Partisipasi Orangtua terhadap Pendidikan Anak Usia Dini Sulu abwiyarta 1115120307111009
Pendahuluan Secara umum, sebagaimana disebutkan dalam pasal 54 Undang-undang Sistem Pendidikan Nasional no. 20 tahun 2003, keberhasilan pendidikan sangat bergantung pada peran serta masyarakat secara keseluruhan. Keluarga, dan yang lebih spesifik adalah orangtua juga sangat diharapkan peranannya dalam penyelengaraan pendidikan, baik sebagai sumber maupun pelaksana yang secara langsung maupun tidak menopang proses pendidikan. Pendidikan anak usia dini yang merupakan bagian dari sistem pendidikan nasional, bukan hanya menjadi tanggung jawab pihak lembaga pendidikan anak usia dini. Apalagi sasaran pendidikan anak usia dini adalah usia 0 sampai dengan 6 tahun, sehingga sebagian besar waktunya adalah bersama keluarga. Dengan demikian agar tidak terjadi ambiguitas dalam perkembangan anak, maka satunya pemahaman, stimulasi dan cara mendidik yang sesuai dengan pola perkembangan anak antara pihak lembaga pendidikan anak usia dini dan orangtua adalah suatu hal yang tidak bisa ditawar lagi. Keberadaan lembaga pendidikan anak usia dini yang semakin marak merupakan salah satu wujud nyata peran serta dan tumbuhnya kesadaran masyarakat akan pentingnya pendidikan anak. Namun hal itu juga harus dibarengi dengan pemahaman yang benar para orangtua tentang pola perkembangan anak agar perannya dalam proses pendidikan anak sejalan dengan apa yang diberikan oleh lembaga pendidikan anak usia dini.

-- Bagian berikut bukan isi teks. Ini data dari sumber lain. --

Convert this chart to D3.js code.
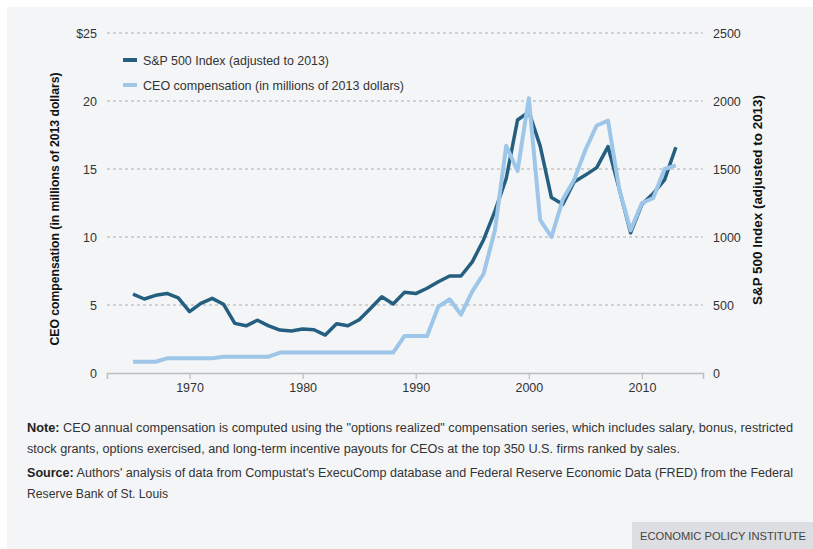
<!DOCTYPE html>
<html>
<head>
<meta charset="utf-8">
<script src="https://cdn.jsdelivr.net/npm/d3@7"></script>
<style>
  body { margin: 0; background: #fff; }
  svg { display: block; font-family: "Liberation Sans", Arial, sans-serif; }
</style>
</head>
<body>
<div id="chart"></div>
<script>
// data
const years = d3.range(1965, 2014);
const sp500 = [580, 544, 571, 585, 553, 451, 512, 549, 506, 365,
  347, 388, 347, 316, 309, 324, 318, 279, 362, 347,
  392, 475, 561, 507, 593, 584, 623, 671, 713, 713,
  817, 980, 1190, 1430, 1860, 1920, 1670, 1290, 1240, 1405,
  1455, 1510, 1665, 1350, 1030, 1240, 1320, 1420, 1660];
const ceoPay = [0.83, 0.83, 0.83, 1.08, 1.08, 1.08, 1.08, 1.08, 1.2, 1.2,
  1.2, 1.2, 1.2, 1.5, 1.5, 1.5, 1.5, 1.5, 1.5, 1.5,
  1.5, 1.5, 1.5, 1.5, 2.72, 2.72, 2.72, 4.88, 5.42, 4.3,
  6.0, 7.3, 10.5, 16.7, 14.85, 20.2, 11.26, 10.0, 12.75, 14.2,
  16.4, 18.2, 18.56, 13.5, 10.5, 12.5, 12.87, 15.0, 15.27];
const leftTicks = [0, 5, 10, 15, 20, 25];
const rightTicks = [0, 500, 1000, 1500, 2000, 2500];
const yearTicks = [1970, 1980, 1990, 2000, 2010];

const seriesNames = ["S&P 500 Index (adjusted to 2013)", "CEO compensation (in millions of 2013 dollars)"];
const noteLines = [
  ["Note:", " CEO annual compensation is computed using the \"options realized\" compensation series, which includes salary, bonus, restricted"],
  ["", "stock grants, options exercised, and long-term incentive payouts for CEOs at the top 350 U.S. firms ranked by sales."],
  ["Source:", " Authors' analysis of data from Compustat's ExecuComp database and Federal Reserve Economic Data (FRED) from the Federal"],
  ["", "Reserve Bank of St. Louis"]
];

const width = 813, height = 549;
const plot = {left: 107, right: 703, top: 33, bottom: 373};
const darkBlue = "#245f80", lightBlue = "#9dc6e8";

const svg = d3.select("#chart").append("svg")
  .attr("width", width)
  .attr("height", height);

svg.append("rect")
  .attr("x", 7).attr("y", 7)
  .attr("width", width - 7).attr("height", height - 7)
  .attr("fill", "#f3f5f7");

const x = d3.scaleLinear().domain([1962.7, 2015.4]).range([plot.left, plot.right]);
const yLeft = d3.scaleLinear().domain([0, 25]).range([plot.bottom, plot.top]);
const yRight = d3.scaleLinear().domain([0, 2500]).range([plot.bottom, plot.top]);

// grid lines
svg.append("g")
  .selectAll("line")
  .data(leftTicks.filter(d => d > 0))
  .join("line")
    .attr("x1", plot.left).attr("x2", plot.right)
    .attr("y1", d => yLeft(d)).attr("y2", d => yLeft(d))
    .attr("stroke", "#9a9a9a")
    .attr("stroke-width", 0.8)
    .attr("stroke-dasharray", "3,3");

// left axis labels
svg.append("g")
  .attr("transform", `translate(${plot.left - 10},0)`)
  .call(d3.axisLeft(yLeft).tickValues(leftTicks).tickSize(0).tickFormat(d => d === 25 ? "$25" : d))
  .call(g => g.select(".domain").remove())
  .call(g => g.selectAll("text")
    .attr("x", 0)
    .attr("fill", "#333")
    .attr("font-size", 12.5)
    .style("font-family", "inherit"));

// right axis labels
svg.append("g")
  .attr("transform", `translate(${plot.right + 10},0)`)
  .call(d3.axisRight(yRight).tickValues(rightTicks).tickSize(0).tickFormat(d3.format("d")))
  .call(g => g.select(".domain").remove())
  .call(g => g.selectAll("text")
    .attr("x", 0)
    .attr("fill", "#333")
    .attr("font-size", 12.5)
    .style("font-family", "inherit"));

// bottom axis
svg.append("g")
  .attr("transform", `translate(0,${plot.bottom})`)
  .call(d3.axisBottom(x).tickValues(yearTicks).tickFormat(d3.format("d")).tickSize(6).tickPadding(4))
  .call(g => g.select(".domain").attr("stroke", "#bdbdbd").attr("stroke-width", 1.5))
  .call(g => g.selectAll(".tick line").attr("stroke", "#bdbdbd").attr("stroke-width", 1.2))
  .call(g => g.selectAll("text")
    .attr("fill", "#333")
    .attr("font-size", 12.5)
    .style("font-family", "inherit"));

// lines
const spLine = d3.line()
  .x((d, i) => x(years[i]))
  .y(d => yRight(d));
const ceoLine = d3.line()
  .x((d, i) => x(years[i]))
  .y(d => yLeft(d));

svg.append("path")
  .datum(sp500)
  .attr("d", spLine)
  .attr("fill", "none")
  .attr("stroke", darkBlue)
  .attr("stroke-width", 3.5)
  .attr("stroke-linejoin", "round");

svg.append("path")
  .datum(ceoPay)
  .attr("d", ceoLine)
  .attr("fill", "none")
  .attr("stroke", lightBlue)
  .attr("stroke-width", 4)
  .attr("stroke-linejoin", "round");

// legend
const legendWidths = [186, 261];
const legend = svg.append("g")
  .selectAll("g")
  .data(seriesNames)
  .join("g")
    .attr("transform", (d, i) => `translate(123,${60 + i * 25})`);

legend.append("line")
  .attr("x1", 0).attr("x2", 14)
  .attr("stroke", (d, i) => i === 0 ? darkBlue : lightBlue)
  .attr("stroke-width", 4);

legend.append("text")
  .attr("x", 20)
  .attr("dy", "0.35em")
  .attr("fill", "#333")
  .attr("font-size", 13)
  .attr("textLength", (d, i) => legendWidths[i])
  .attr("lengthAdjust", "spacingAndGlyphs")
  .text(d => d);

// axis titles
svg.append("text")
  .attr("transform", `translate(59,${(plot.top + plot.bottom) / 2 + 6}) rotate(-90)`)
  .attr("text-anchor", "middle")
  .attr("font-weight", "bold")
  .attr("font-size", 12.5)
  .attr("fill", "#111")
  .attr("textLength", 273)
  .attr("lengthAdjust", "spacingAndGlyphs")
  .text("CEO compensation (in millions of 2013 dollars)");

svg.append("text")
  .attr("transform", `translate(762,${(plot.top + plot.bottom) / 2 - 3}) rotate(-90)`)
  .attr("text-anchor", "middle")
  .attr("font-weight", "bold")
  .attr("font-size", 12.5)
  .attr("fill", "#111")
  .attr("textLength", 210)
  .attr("lengthAdjust", "spacingAndGlyphs")
  .text("S&P 500 Index (adjusted to 2013)");

// notes
const noteY = [432, 453, 477, 498];
const noteWidths = [766, 653, 766, 141];
const notes = svg.append("g")
  .selectAll("text")
  .data(noteLines)
  .join("text")
    .attr("x", 27)
    .attr("y", (d, i) => noteY[i])
    .attr("font-size", 12.5)
    .attr("fill", "#333")
    .attr("textLength", (d, i) => noteWidths[i])
    .attr("lengthAdjust", "spacingAndGlyphs");

notes.append("tspan")
  .attr("font-weight", "bold")
  .attr("fill", "#222")
  .text(d => d[0]);
notes.append("tspan")
  .text(d => d[1]);

// footer tag
svg.append("rect")
  .attr("x", 632).attr("y", 522)
  .attr("width", width - 632).attr("height", height - 522)
  .attr("fill", "#dcdee1");

svg.append("text")
  .attr("x", 640)
  .attr("y", 540)
  .attr("font-size", 11.5)
  .attr("fill", "#444")
  .attr("textLength", 166)
  .attr("lengthAdjust", "spacingAndGlyphs")
  .text("ECONOMIC POLICY INSTITUTE");
</script>
</body>
</html>
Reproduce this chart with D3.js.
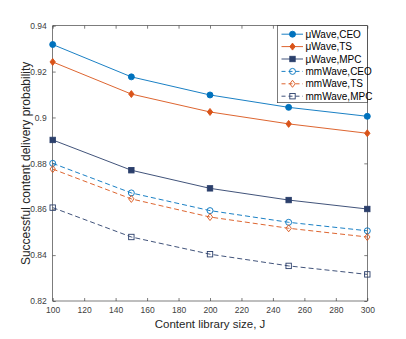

Pembahasan a. Pengertian Partisipasi Kata “partisipasi” diambil dari bahasa Inggris participation, dalam Oxford Advanced Learner’s Dictionary disebutkan bahwa participation means (action of) participating, sedang participate means to take part or become involved (Hornby, 1990). Dengan demikian kata partisipasi dapat didefinisikan sebagai aksi atau tindakan untuk terlibat atau berperan serta. Dari beberapa literatur ditemukan bahwa istilah “partisipasi” dapat diartikan dalam berbagai pengertian, meskipun semua pada akhirnya bermuara pada satu kesimpulan bahwa partisipasi merupakan tingkat keterlibatan anggota kelompok dalam mencapai tujuan kelompok. Soegarda Poerbakawatja (1976) mendefinisikan partisipasi sebagai suatu gejala demokrasi tempat orang-orang diikutsertakan dalam perencanaan dan pelaksanaan segala sesuatu yang berpusat pada berbagai kepentingan. Orang-orang juga ikut memikul tanggung jawab sesuai dengan tingkat kematangan dan tingkat kewajibannya. Sedang syarat terjadinya partisipasi menurut Davis (1987) adalah: (1) tersedianya waktu untuk berpartisipasi; (2) orang yang berpartisipasi harus mempunyai kemampuan untuk berpartisipasi; (3) adanya komunikasi dalam berpartisipasi; (4) tersedianya biaya yang cukup; (5) tidak merugikan orang lain; dan (6) adanya keterikatan anggota dengan tujuan yang akan dicapai. Dalam hubungannya dengan pendidikan anak usia dini, partisipasi orangtua dapat diartikan sebagai keterlibatan atau peran serta orangtua dalam mencapai tujuan pendidikan anak, yaitu mengoptimalkan pertumbuhan dan perkembangan anak sehingga nantinya anak dapat bersikap, bertindak dan bertingkah laku sebagaimana yang diharapkan dalam kelompok sosial tersebut, yakni masyarakat. Lebih lanjut, partisipasi tidaklah hanya dilihat dari menyekolahkan atau memasukkan anaknya ke dalam lembaga pendidikan anak usia dini tetapi juga kualitas keterlibatan orangtua dalam ikut mengupayakan pencapaian tujuan pendidikan anak usia dini secara optimal.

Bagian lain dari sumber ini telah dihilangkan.